Under the plan now headed to Obama, individuals are required to purchase health insurance coverage or face a fine of up to $750 or 2 percent of their income — whichever is greater. It includes a hardship exemption for poorer Americans.

Companies with more than 50 employees that don’t provide coverage are required to pay a fee of $750 per worker if any of its employees rely on government subsidies to purchase coverage.

The compromise package would drop the individual fine to $695 or 2.5 percent of income, whichever is greater. The fine on companies failing to provide coverage would jump to $2,000 per employee.

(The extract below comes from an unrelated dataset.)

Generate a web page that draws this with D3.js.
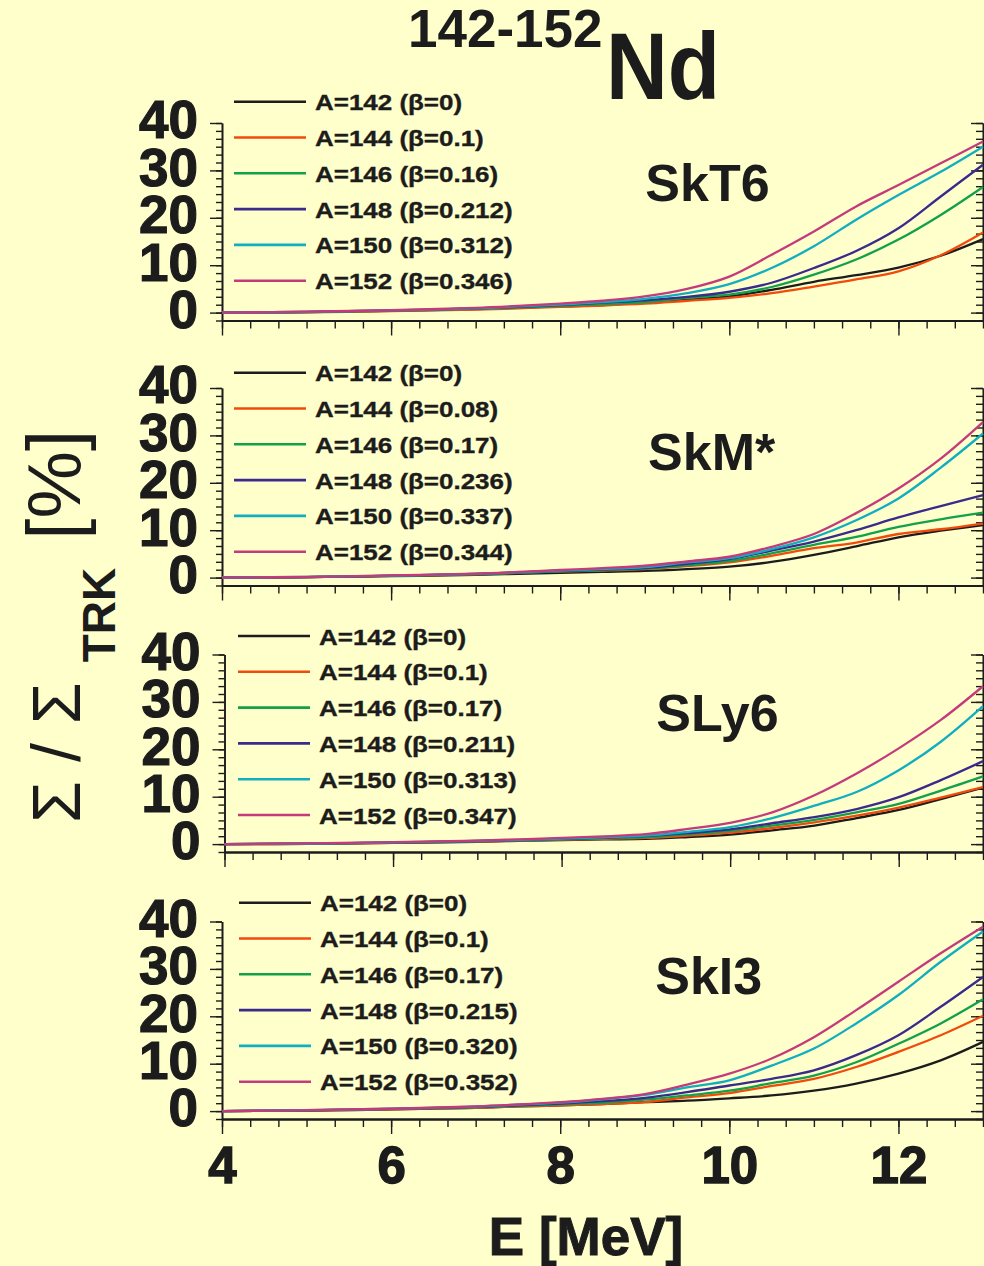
<!DOCTYPE html>
<html>
<head>
<meta charset="utf-8">
<script src="https://cdn.jsdelivr.net/npm/d3@7"></script>
<style>
  html, body { margin: 0; padding: 0; background: #ffffcc; }
  svg { display: block; }
</style>
</head>
<body>
<script>
// ---- data -------------------------------------------------------------
const energies = [4, 5, 6, 7, 7.5, 8, 8.5, 9, 9.5, 10, 10.5, 11, 11.5, 12, 12.5, 13];
const massNumbers = [142, 144, 146, 148, 150, 152];
const forces = ["SkT6", "SkM*", "SLy6", "SkI3"];

const betaSkT6 = ["0", "0.1", "0.16", "0.212", "0.312", "0.346"];
const betaSkM = ["0", "0.08", "0.17", "0.236", "0.337", "0.344"];
const betaSLy6 = ["0", "0.1", "0.17", "0.211", "0.313", "0.347"];
const betaSkI3 = ["0", "0.1", "0.17", "0.215", "0.320", "0.352"];

// cumulative strength ratio (%) vs energy, one row per isotope 142..152
const ratioSkT6 = [
  [0, 0.1, 0.35, 0.75, 1.0, 1.3, 1.6, 2.1, 2.7, 3.4, 4.8, 6.5, 7.9, 9.5, 12.0, 15.5],
  [0, 0.05, 0.3, 0.65, 0.9, 1.2, 1.5, 1.9, 2.5, 3.1, 4.1, 5.5, 7.0, 8.7, 12.1, 16.9],
  [0, 0.1, 0.4, 0.8, 1.1, 1.4, 1.8, 2.2, 3.1, 3.8, 5.4, 8.0, 11.2, 15.4, 20.6, 26.5],
  [0, 0.15, 0.45, 0.9, 1.2, 1.6, 2.1, 2.6, 3.3, 4.4, 6.3, 9.4, 13.0, 17.8, 24.5, 31.2],
  [0, 0.15, 0.45, 0.9, 1.3, 1.7, 2.2, 2.9, 4.1, 6.0, 9.4, 14.0, 19.6, 24.8, 29.7, 35.0],
  [0, 0.2, 0.5, 1.0, 1.4, 1.9, 2.5, 3.4, 5.0, 7.6, 12.2, 17.1, 22.4, 26.9, 31.5, 36.1]
];
const ratioSkM = [
  [0, 0.1, 0.3, 0.6, 0.8, 1.0, 1.2, 1.4, 1.8, 2.3, 3.3, 4.8, 6.6, 8.5, 9.9, 11.1],
  [0, 0.1, 0.35, 0.7, 1.0, 1.3, 1.5, 1.8, 2.4, 3.2, 4.6, 6.2, 7.4, 9.2, 10.2, 11.4],
  [0, 0.1, 0.35, 0.75, 1.0, 1.3, 1.6, 1.9, 2.6, 3.5, 5.1, 6.9, 8.6, 10.7, 12.3, 13.7],
  [0, 0.1, 0.4, 0.8, 1.1, 1.4, 1.7, 2.0, 2.9, 3.9, 5.7, 7.6, 10.0, 12.7, 15.1, 17.4],
  [0, 0.15, 0.4, 0.8, 1.1, 1.5, 1.8, 2.2, 3.2, 4.1, 6.0, 8.5, 12.1, 16.7, 23.2, 30.4],
  [0, 0.15, 0.45, 0.85, 1.2, 1.6, 2.0, 2.5, 3.4, 4.4, 6.5, 9.2, 13.6, 18.8, 25.1, 32.8]
];
const ratioSLy6 = [
  [0, 0.05, 0.25, 0.5, 0.7, 0.85, 1.0, 1.1, 1.5, 2.0, 2.9, 3.9, 5.5, 7.2, 9.5, 11.9],
  [0, 0.05, 0.25, 0.55, 0.75, 0.95, 1.1, 1.3, 1.8, 2.4, 3.4, 4.6, 6.0, 7.7, 9.8, 12.0],
  [0, 0.1, 0.3, 0.6, 0.8, 1.0, 1.25, 1.5, 2.1, 2.8, 3.9, 5.1, 6.7, 8.5, 11.3, 14.3],
  [0, 0.1, 0.3, 0.65, 0.85, 1.1, 1.35, 1.7, 2.3, 3.1, 4.4, 5.7, 7.4, 9.9, 13.5, 17.5],
  [0, 0.1, 0.35, 0.7, 0.9, 1.15, 1.45, 1.8, 2.6, 3.6, 5.5, 8.1, 11.0, 15.6, 21.6, 29.1],
  [0, 0.15, 0.4, 0.75, 1.0, 1.3, 1.65, 2.1, 3.2, 4.5, 6.7, 10.3, 14.9, 20.2, 26.2, 33.3]
];
const ratioSkI3 = [
  [0, 0.1, 0.35, 0.7, 1.0, 1.2, 1.5, 1.9, 2.2, 2.7, 3.3, 4.3, 5.8, 7.9, 10.7, 14.6],
  [0, 0.1, 0.35, 0.7, 1.0, 1.2, 1.5, 1.9, 2.9, 3.8, 5.3, 6.8, 9.3, 12.5, 16.0, 20.1],
  [0, 0.15, 0.4, 0.8, 1.1, 1.4, 1.8, 2.4, 3.3, 4.3, 5.9, 7.5, 10.3, 14.2, 18.5, 23.6],
  [0, 0.15, 0.45, 0.9, 1.2, 1.6, 2.1, 2.8, 4.0, 5.4, 6.8, 8.6, 11.8, 16.0, 22.0, 28.3],
  [0, 0.2, 0.5, 0.95, 1.35, 1.8, 2.5, 3.4, 5.0, 6.5, 9.6, 13.2, 18.5, 24.5, 31.5, 37.9],
  [0, 0.2, 0.5, 1.0, 1.4, 1.9, 2.6, 3.6, 5.6, 7.9, 11.1, 15.6, 21.3, 27.3, 33.3, 38.9]
];

const yTickValues = [0, 10, 20, 30, 40];
const xTickValues = [4, 6, 8, 10, 12];

// ---- styles & layout --------------------------------------------------
const seriesColors = ["#1c1c1c", "#f24a0c", "#12a04a", "#3a2a8c", "#10aec0", "#c43a7c"];
const ink = "#1c1c1c";
const font = "'Liberation Sans', Arial, Helvetica, sans-serif";

const panels = [
  { name: forces[0], betas: betaSkT6, rows: ratioSkT6 },
  { name: forces[1], betas: betaSkM, rows: ratioSkM },
  { name: forces[2], betas: betaSLy6, rows: ratioSLy6 },
  { name: forces[3], betas: betaSkI3, rows: ratioSkI3 }
];
const layout = {
  tops: [123, 388, 654.5, 921.5],
  lefts: [222, 222, 224.5, 222],
  right: 983,
  height: 197.5,
  legendTop: [101.7, 372.7, 636, 902.7],
  legendLeft: [234, 234, 238, 239],
  nameX: [707.5, 711.7, 717.5, 708.7],
  nameY: [200.7, 470, 730.7, 994]
};

const W = 984, H = 1266;
const svg = d3.select("body").append("svg")
  .attr("width", W).attr("height", H)
  .attr("viewBox", `0 0 ${W} ${H}`);

svg.append("rect").attr("width", W).attr("height", H).attr("fill", "#ffffcc");

const yMin = -10 / 6;
const minorY = d3.range(0, 26).map(k => yMin + k * 10 / 6);
const minorX = d3.range(0, 28).map(k => 4 + k / 3);

function styleAxis(sel, width) {
  sel.selectAll("path.domain").attr("stroke", ink).attr("stroke-width", width);
  sel.selectAll(".tick line").attr("stroke", ink).attr("stroke-width", 1.4);
}

panels.forEach((p, i) => {
  const top = layout.tops[i];
  const left = layout.lefts[i];
  const bottom = top + layout.height;
  const x = d3.scaleLinear().domain([4, 13]).range([left, layout.right]);
  const y = d3.scaleLinear().domain([yMin, 40]).range([bottom, top]);
  const g = svg.append("g");
  const isLast = i === panels.length - 1;

  // left axis: minor, then major with labels
  const lMinor = g.append("g").attr("transform", `translate(${left},0)`)
    .call(d3.axisLeft(y).tickValues(minorY).tickSize(6).tickSizeOuter(0).tickFormat(""));
  styleAxis(lMinor, 1.6);
  const lMajor = g.append("g").attr("transform", `translate(${left},0)`)
    .call(d3.axisLeft(y).tickValues(yTickValues).tickSize(12).tickSizeOuter(0).tickPadding(12).tickFormat(d3.format("d")));
  styleAxis(lMajor, 1.6);
  lMajor.selectAll(".tick text")
    .attr("dy", "0.28em")
    .attr("fill", ink).attr("stroke", ink).attr("stroke-width", 1.2)
    .style("font-family", font).style("font-weight", "bold").style("font-size", "53px");

  // right axis, ticks pointing inward
  const rMinor = g.append("g").attr("transform", `translate(${layout.right},0)`)
    .call(d3.axisLeft(y).tickValues(minorY).tickSize(7).tickSizeOuter(0).tickFormat(""));
  styleAxis(rMinor, 1.6);
  const rMajor = g.append("g").attr("transform", `translate(${layout.right},0)`)
    .call(d3.axisLeft(y).tickValues(yTickValues).tickSize(12).tickSizeOuter(0).tickFormat(""));
  styleAxis(rMajor, 1.6);

  // bottom axis
  const bMinor = g.append("g").attr("transform", `translate(0,${bottom})`)
    .call(d3.axisBottom(x).tickValues(minorX).tickSize(8).tickSizeOuter(0).tickFormat(""));
  styleAxis(bMinor, 1.8);
  const bMajor = g.append("g").attr("transform", `translate(0,${bottom})`)
    .call(d3.axisBottom(x).tickValues(xTickValues).tickSize(15).tickSizeOuter(0).tickPadding(13)
      .tickFormat(isLast ? d3.format("d") : ""));
  styleAxis(bMajor, 1.8);
  bMajor.selectAll(".tick text")
    .attr("fill", ink).attr("stroke", ink).attr("stroke-width", 1.4)
    .style("font-family", font).style("font-weight", "bold").style("font-size", "51px");

  // curves
  const line = d3.line()
    .x((d, k) => x(energies[k]))
    .y(d => y(d))
    .curve(d3.curveCatmullRom.alpha(0.5));
  g.append("g").selectAll("path")
    .data(p.rows)
    .join("path")
    .attr("d", d => line(d))
    .attr("fill", "none")
    .attr("stroke", (d, k) => seriesColors[k])
    .attr("stroke-width", 2.3)
    .attr("stroke-linejoin", "round");

  // legend
  const lg = g.append("g");
  massNumbers.forEach((m, k) => {
    const ry = layout.legendTop[i] + k * 35.8;
    const lx = layout.legendLeft[i];
    lg.append("line")
      .attr("x1", lx).attr("x2", lx + 72).attr("y1", ry).attr("y2", ry)
      .attr("stroke", seriesColors[k]).attr("stroke-width", 2.6);
    lg.append("text")
      .attr("transform", `translate(${lx + 81},${ry + 8.5}) scale(1.18,1)`)
      .attr("fill", ink).attr("stroke", ink).attr("stroke-width", 0.35)
      .style("font-family", font).style("font-weight", "bold").style("font-size", "22px")
      .text(`A=${m} (\u03b2=${p.betas[k]})`);
  });

  // force name
  g.append("text")
    .attr("x", layout.nameX[i]).attr("y", layout.nameY[i])
    .attr("text-anchor", "middle")
    .attr("fill", ink)
    .style("font-family", font).style("font-weight", "bold").style("font-size", "52px")
    .text(p.name);
});

// title: 142-152Nd
svg.append("text")
  .attr("x", 408).attr("y", 46.7)
  .attr("fill", ink)
  .style("font-family", font).style("font-weight", "bold").style("font-size", "53px")
  .text("142-152");
svg.append("text")
  .attr("transform", "translate(606,99) scale(0.91,1)")
  .attr("fill", ink)
  .style("font-family", font).style("font-weight", "bold").style("font-size", "94px")
  .text("Nd");

// x-axis title
svg.append("text")
  .attr("x", 586).attr("y", 1255)
  .attr("text-anchor", "middle")
  .attr("fill", ink).attr("stroke", ink).attr("stroke-width", 1)
  .style("font-family", font).style("font-weight", "bold").style("font-size", "53px")
  .text("E [MeV]");

// y-axis title: Σ / Σ_TRK [%]
const yt = svg.append("text")
  .attr("transform", "translate(80,823) rotate(-90)")
  .attr("fill", ink)
  .style("font-family", font);
yt.append("tspan").style("font-size", "68px").text("\u03a3 / \u03a3");
yt.append("tspan").attr("dx", 20).attr("dy", 35)
  .style("font-size", "46px").style("font-weight", "bold").text("TRK");
yt.append("tspan").attr("dx", 28).attr("dy", -35)
  .style("font-size", "76px").text("[%]");
</script>
</body>
</html>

Worse yet, and admittedly by design, they have created a system that will encourage employers, to stop offering health insurance as a benefit:

Third, if more than two-thirds of the employees qualify for subsidies, the company would be paying the same tax penalty as if it had not offered a health plan in the first place. Faced with paying a hefty tax penalty whether they offer health insurance or not, many companies would drop their health plan, harming the remaining workers who do not qualify for subsidies. Those workers would be forced to buy health insurance on their own, paying 100 percent of the premium (instead of 40 percent or less through the employer) and paying with after-tax dollars. Even if the company raises pay by the amount they would have paid for health insurance (less the tax penalty), employees would now face income taxes on compensation that would otherwise be non-taxed health benefits.[3] 

This will result in an even higher cost for the program than projected, and will spell the decline of healthcare in America.  Those who will be impacted most, will not be the wealthy, who will always have access to quality care, or the poor who will see very little difference in their access to care.  Instead, it will be America’s middle class who will bear a higher burden for a lower quality of care.

Think of the ever-growing costs and accompanying decline in quality when it comes to public education, and you’ve got a good idea of what to expect in the not too distant future of healthcare.